Bush had been commissioned to
write a piece for the National Association of Boys Clubs in memory of their
late patron who happened to be Tommy Handley. And he was struggling to make a
connection when he thought of these words. The parallel of Tommy Handley and
the dead jester was apposite, especially when Hamlet’s thoughts about Yorick’s
‘flashes of merriment that was wont to set the table on a roar.’
The Overture, Yorick is a
well-balanced and nuanced piece. It is roughly divided into three parts, the
outer sections ‘with the customary statement, development and recapitulation of
two themes’ paints a portrait of the hilarious side of Tommy Handley’s nature.

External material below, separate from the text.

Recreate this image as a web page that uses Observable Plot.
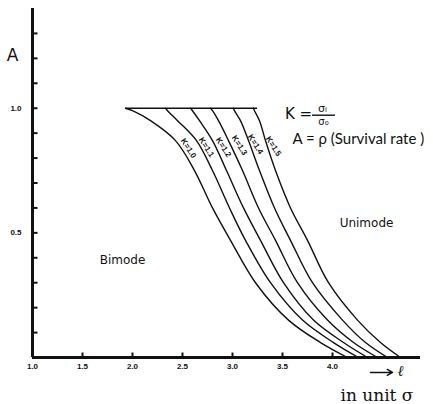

However, the lovely wistful middle section is a funeral elegy for the departed
comic. Bush nods to Prokofiev in this work – including an allusion to Peter and
the Wolf.
The first performance was at the
Albert Hall where it should have been a huge success. But the ‘student
orchestra’, the ‘New Philharmonic’, was hardly up to scratch. A contemporary
reviewer noted that ‘…the players were insufficiently sure of themselves to
give Geoffrey Bush’s … overture the sparkle it needed.’ However he recognised
the potential of this work and concluded that Yorick is ‘a deft and ingenious
little piece which young people of all ages could enjoy without any kind of
effort.’ TTFN!
Geoffrey Bush’s Overture: Yorick
is available on Lyrita SRCD.252. It can
also be heard on YouTube.
The New Philharmonia Orchestra is conducted by Vernon Handley.